No company has tapped into the “investing in innovation” space like Cathie Wood and ARK Invest. ARK has five actively managed ETFs with over $30 billion in assets under management. The biggest of these, ARK Innovation (ARKK), has about $18 billion in assets as of this writing.
ARKK is loaded with popular, heavily invested-in names like Tesla (TSLA), Roku (ROKU), and Square (SQ). The ETF has 55 positions overall, all companies that ARK considers to be innovators in their field: biotech companies, electric battery makers, Bitcoin/blockchain-related businesses, and several others.
Wood is famous for calling Tesla to hit $4,000 a couple of years ago. It has since surpassed that from a split-adjusted standpoint. Nevertheless, the main reason her funds have thrived is due to their performance. ARKK is up 150% over the last year and has significantly outperformed all the major indices.
Of course, with great performance, there may also be a significant risk. ARKK is heavily invested in Tesla and a few other big names. If something causes a crash in one of those companies, it could have a substantial negative impact on the overall funds.
Plus, ARK ETFs are generally invested in stocks with high valuations. If there is a market shift from growth to value stocks, all of ARK’s ETFs could take a hit.

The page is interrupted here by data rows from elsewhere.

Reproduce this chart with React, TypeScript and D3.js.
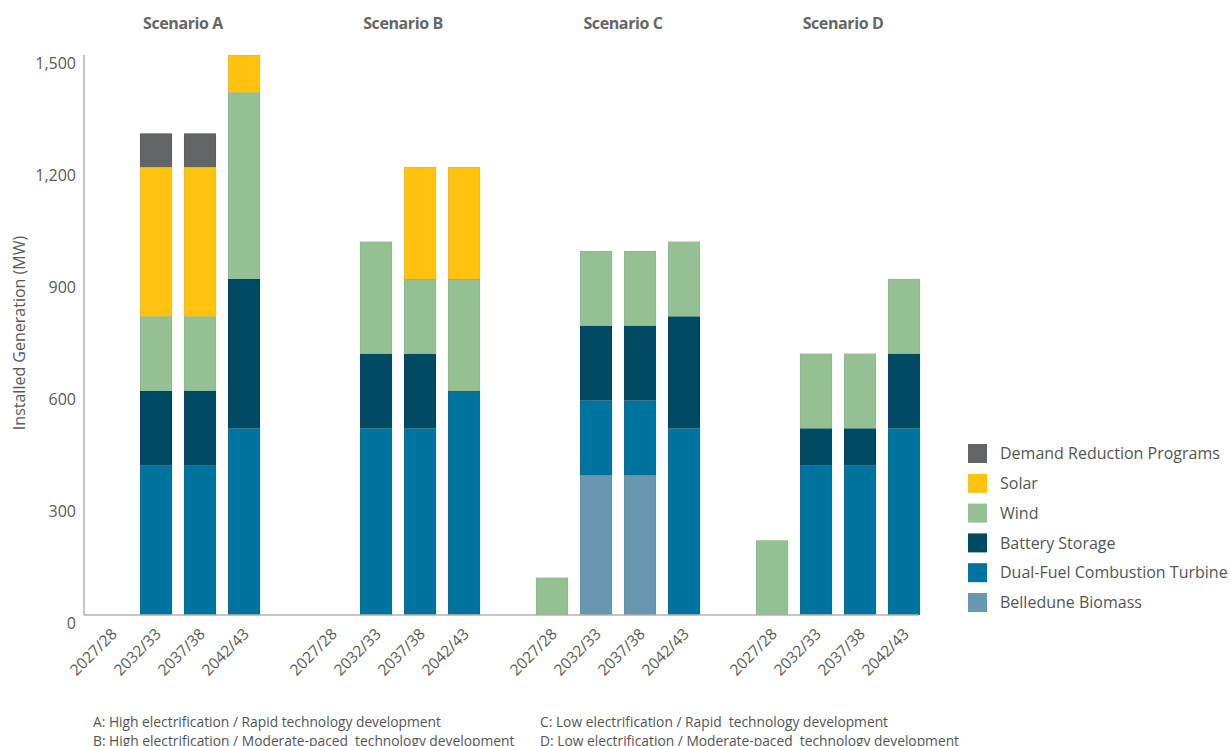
import React from "react";
import * as d3 from "d3";

const scenarios = ["A", "B", "C", "D"];
const scenarioTitles = ["Scenario A", "Scenario B", "Scenario C", "Scenario D"];
const years = ["2027/28", "2032/33", "2037/38", "2042/43"];

// series (bottom to top), values per scenario per year
const seriesNames = [
  "Belledune Biomass",
  "Dual-Fuel Combustion Turbine",
  "Battery Storage",
  "Wind",
  "Solar",
  "Demand Reduction Programs",
];
const seriesColors = ["#6898AF", "#00739F", "#004A63", "#94C093", "#FEC20F", "#636466"];

const biomass = { A: [0, 0, 0, 0], B: [0, 0, 0, 0], C: [0, 375, 375, 0], D: [0, 0, 0, 0] };
const dualFuel = { A: [0, 400, 400, 500], B: [0, 500, 500, 600], C: [0, 200, 200, 500], D: [0, 400, 400, 500] };
const battery = { A: [0, 200, 200, 400], B: [0, 200, 200, 0], C: [0, 200, 200, 300], D: [0, 100, 100, 200] };
const wind = { A: [0, 200, 200, 500], B: [0, 300, 200, 300], C: [100, 200, 200, 200], D: [200, 200, 200, 200] };
const solar = { A: [0, 400, 400, 100], B: [0, 0, 300, 300], C: [0, 0, 0, 0], D: [0, 0, 0, 0] };
const demand = { A: [0, 90, 90, 0], B: [0, 0, 0, 0], C: [0, 0, 0, 0], D: [0, 0, 0, 0] };
const seriesData = [biomass, dualFuel, battery, wind, solar, demand];

const yTicks = [0, 300, 600, 900, 1200, 1500];
const legendOrder = [5, 4, 3, 2, 1, 0];
const footnotes = [
  "A: High electrification / Rapid technology development",
  "B: High electrification / Moderate-paced  technology development",
  "C: Low electrification / Rapid  technology development",
  "D: Low electrification / Moderate-paced  technology development",
];

const FONT = "'Open Sans', 'Noto Sans', sans-serif";

export default function App() {
  const W = 1230;
  const H = 746;
  const axisX = 84;
  const axisRight = 919;

  const y = d3.scaleLinear().domain([0, 1500]).range([615, 55]);
  const xOuter = d3.scaleBand<string>().domain(scenarios).range([90, 926]).paddingInner(0.2).paddingOuter(0);
  const xInner = d3
    .scaleBand<string>()
    .domain(years)
    .range([0, xOuter.bandwidth()])
    .paddingInner(12 / 44)
    .paddingOuter(6 / 44);

  const rows: any[] = [];
  scenarios.forEach((s) => {
    years.forEach((yr, i) => {
      const row: any = { scenario: s, year: yr };
      seriesNames.forEach((n, k) => {
        row[n] = (seriesData[k] as any)[s][i];
      });
      rows.push(row);
    });
  });
  const stacked = d3.stack<any>().keys(seriesNames)(rows);
  const fmt = d3.format(",");

  return (
    <svg
      width={W}
      height={H}
      viewBox={`0 0 ${W} ${H}`}
      style={{ position: "absolute", left: 0, top: 0, background: "#fff" }}
    >
      {/* scenario titles */}
      {scenarios.map((s, i) => (
        <text
          key={s}
          x={(xOuter(s) as number) + xOuter.bandwidth() / 2 + 5}
          y={23}
          dy="0.35em"
          textAnchor="middle"
          fontFamily={FONT}
          fontWeight={700}
          fontSize={16}
          fill="#666"
          letterSpacing={-0.4}
        >
          {scenarioTitles[i]}
        </text>
      ))}

      {/* bars */}
      {stacked.map((layer, k) => (
        <g key={seriesNames[k]} fill={seriesColors[k]}>
          {layer.map((d: any, j: number) => {
            const h = y(d[0]) - y(d[1]);
            if (h <= 0) return null;
            const x = (xOuter(d.data.scenario) as number) + (xInner(d.data.year) as number);
            return (
              <rect
                key={j}
                x={x}
                y={y(d[1])}
                width={xInner.bandwidth()}
                height={h}
                stroke="rgba(0,0,0,0.08)"
                strokeWidth={0.6}
              />
            );
          })}
        </g>
      ))}

      {/* axes */}
      <line x1={axisX} x2={axisX} y1={y(1500)} y2={y(0)} stroke="#b3b3b3" strokeWidth={1.5} />
      <line x1={axisX} x2={axisRight} y1={y(0)} y2={y(0)} stroke="#b3b3b3" strokeWidth={1.5} />

      {yTicks.map((t) => (
        <text
          key={t}
          x={76}
          y={y(t) + 8}
          dy="0.35em"
          textAnchor="end"
          fontFamily={FONT}
          fontSize={16}
          fill="#5a5a5a"
        >
          {fmt(t)}
        </text>
      ))}

      <text
        transform={`translate(19, ${333}) rotate(-90)`}
        textAnchor="middle"
        dy="0.35em"
        fontFamily={FONT}
        fontSize={16}
        fill="#5a5a5a"
      >
        Installed Generation (MW)
      </text>

      {/* x labels */}
      {scenarios.map((s) =>
        years.map((yr) => {
          const cx = (xOuter(s) as number) + (xInner(yr) as number) + xInner.bandwidth() / 2;
          return (
            <text
              key={s + yr}
              transform={`translate(${cx + 6}, ${635}) rotate(-45)`}
              textAnchor="end"
              fontFamily={FONT}
              fontSize={15.5}
              fill="#5a5a5a"
            >
              {yr}
            </text>
          );
        })
      )}

      {/* legend */}
      {legendOrder.map((k, i) => {
        const cy = 453.5 + i * 29.8;
        return (
          <g key={seriesNames[k]}>
            <rect x={968} y={cy - 9.5} width={19} height={19} fill={seriesColors[k]} />
            <text
              x={1000}
              y={cy}
              dy="0.35em"
              fontFamily={FONT}
              fontSize={16}
              fill="#555"
            >
              {seriesNames[k]}
            </text>
          </g>
        );
      })}

      {/* footnotes */}
      {footnotes.map((f, i) => (
        <text
          key={i}
          x={i < 2 ? 93 : 540}
          y={i % 2 === 0 ? 722 : 741}
          dy="0.35em"
          fontFamily={FONT}
          fontSize={13.8}
          fill="#555"
          style={{ whiteSpace: "pre" }}
        >
          {f}
        </text>
      ))}
    </svg>
  );
}
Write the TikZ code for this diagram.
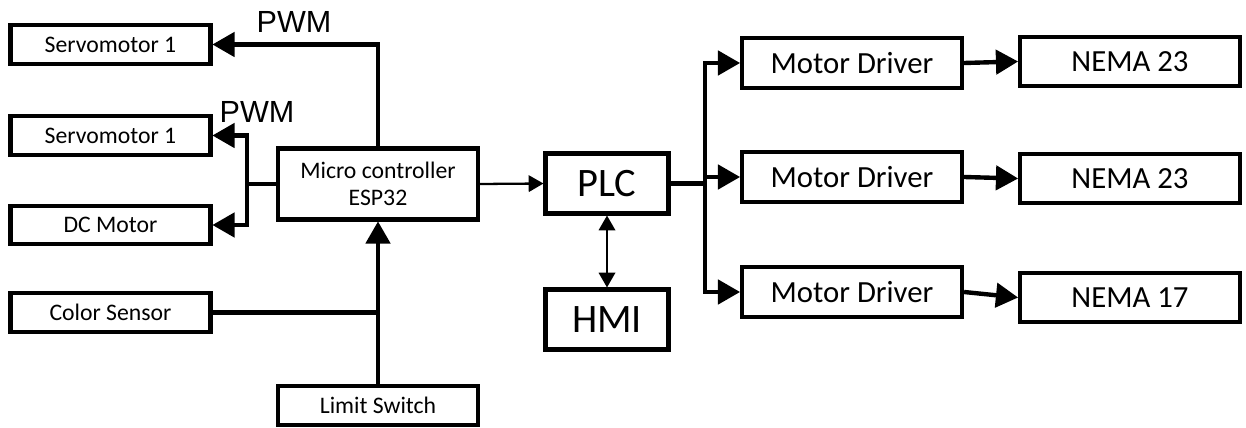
\documentclass[tikz,border=0pt]{standalone}
\usepackage{fontspec}
\setmainfont{Carlito}
\newfontfamily\arialfont{Liberation Sans}
\usetikzlibrary{shapes,arrows}
\usetikzlibrary{calc}

\begin{document}
\begin{tikzpicture}[x=0.02cm,y=-0.02cm]

\tikzstyle{small-b} = [draw,inner sep=0,line width=2.4pt,draw=black,fill=white,
minimum width=4.0cm,minimum height=0.77cm,font=\fontsize{13.5}{15}\selectfont]
\tikzstyle{driver-b} = [draw,inner sep=0,line width=2.4pt,draw=black,fill=white,
minimum width=4.4cm,minimum height=0.99cm,font=\fontsize{17.5}{20}\selectfont]
\tikzstyle{plc-b} = [draw,inner sep=0,line width=2.4pt,draw=black,fill=white,
minimum width=2.46cm,minimum height=1.2cm,font=\fontsize{23}{26}\selectfont]
\tikzstyle{wire} = [line width=2.5pt]
\tikzstyle{thin-wire} = [line width=1.3pt]
\tikzstyle{pwm} = [font=\arialfont\fontsize{17.4}{20}\selectfont,inner sep=0]

\useasboundingbox (0,0) rectangle (1246,428);

% left side
\node [small-b] (srv1) at (110.5,44.5) {Servomotor 1};
\node [small-b] (srv2) at (110.5,135.5) {Servomotor 1};
\node [small-b] (dcm) at (110.5,225) {DC Motor};
\node [small-b] (col) at (110.5,312.5) {Color Sensor};

\node [small-b, minimum height=1.42cm, align=center] (mcu) at (378,184)
{Micro controller\\ESP32};
\node [small-b] (lim) at (378,405.5) {Limit Switch};

\node [pwm] (pwm1) at (294,22) {PWM};
\node [pwm] (pwm2) at (257,112) {PWM};

\coordinate (lbus) at (247,184);
\coordinate (join) at (lim.north |- col.east);

\draw[wire,-triangle 60] (mcu.north) |- (srv1.east);
\draw[wire] (mcu.west) -- (lbus);
\draw[wire,-triangle 60] (lbus) |- (srv2.east);
\draw[wire,-triangle 60] (lbus) |- (dcm.east);
\draw[wire] (col.east) -- (join);
\draw[wire,-triangle 60] (lim.north) -- (mcu.south);

% PLC and HMI
\node [plc-b] (plc) at (607,183.5) {PLC};
\node [plc-b] (hmi) at (607,319.5) {HMI};

\draw[thin-wire,-triangle 60] (mcu.east) -- (plc.west);
\draw[thin-wire,triangle 60-triangle 60] (plc.south) -- (hmi.north);

% drivers and motors
\node [driver-b] (drv1) at (852,63) {Motor Driver};
\node [driver-b] (drv2) at (852,177) {Motor Driver};
\node [driver-b] (drv3) at (852,292) {Motor Driver};

\node [driver-b] (nema1) at (1130,61.5) {NEMA 23};
\node [driver-b] (nema2) at (1130,178.5) {NEMA 23};
\node [driver-b] (nema3) at (1130,297.5) {NEMA 17};

\coordinate (rbus) at (705,183.5);

\draw[wire] (plc.east) -- (rbus);
\draw[wire,-triangle 60] (rbus) |- (drv1.west);
\draw[wire,-triangle 60] (rbus) |- (drv2.west);
\draw[wire,-triangle 60] (rbus) |- (drv3.west);

\draw[wire,-triangle 60] (drv1.east) -- (nema1.west);
\draw[wire,-triangle 60] (drv2.east) -- (nema2.west);
\draw[wire,-triangle 60] (drv3.east) -- (nema3.west);

\end{tikzpicture}
\end{document}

Perhaps that’s why a well-capitalized trader put a type of collar trade on ARKK, so as to cap upside and protect downside. This trade involved selling a call spread and buying puts with the proceeds. If this position was done with holding the stock in mind, it would be considered a type of collar.
In particular, with the stock at around $148, the March 19 160-170 call spread was sold, meaning the 160 calls were sold and the 170 calls were purchased. At the same time, the 130 puts were bought. This position traded in a block of 5,000 contracts for each leg, for a price of 80 cents for the entire spread.
Between $130 and $160, the max risk on the trade is just the 80 cents spent in premium. The real risk is on the upside, where the position can lose an additional $10 per contract if ARKK climbs above $170 by expiration. On the other hand, below $130, there’s unlimited gain potential down to zero.
If this position is used versus holding the stock, it’s protection. There isn’t loss potential on the upside, just capping of potential gains. If it’s a speculative bet—the trader apparently believes ARKK could take a dive in the next month but doesn’t want to pay full price for the puts.
A trade like this doesn’t necessarily mean ARKK is going to drop. Once again, it could have been made for protection. Or, the trader could flat out be wrong. Still, it’s a good idea to pay attention to big positions like this, and it likely won’t hurt to hedge yourself if you own ARKK in your portfolio.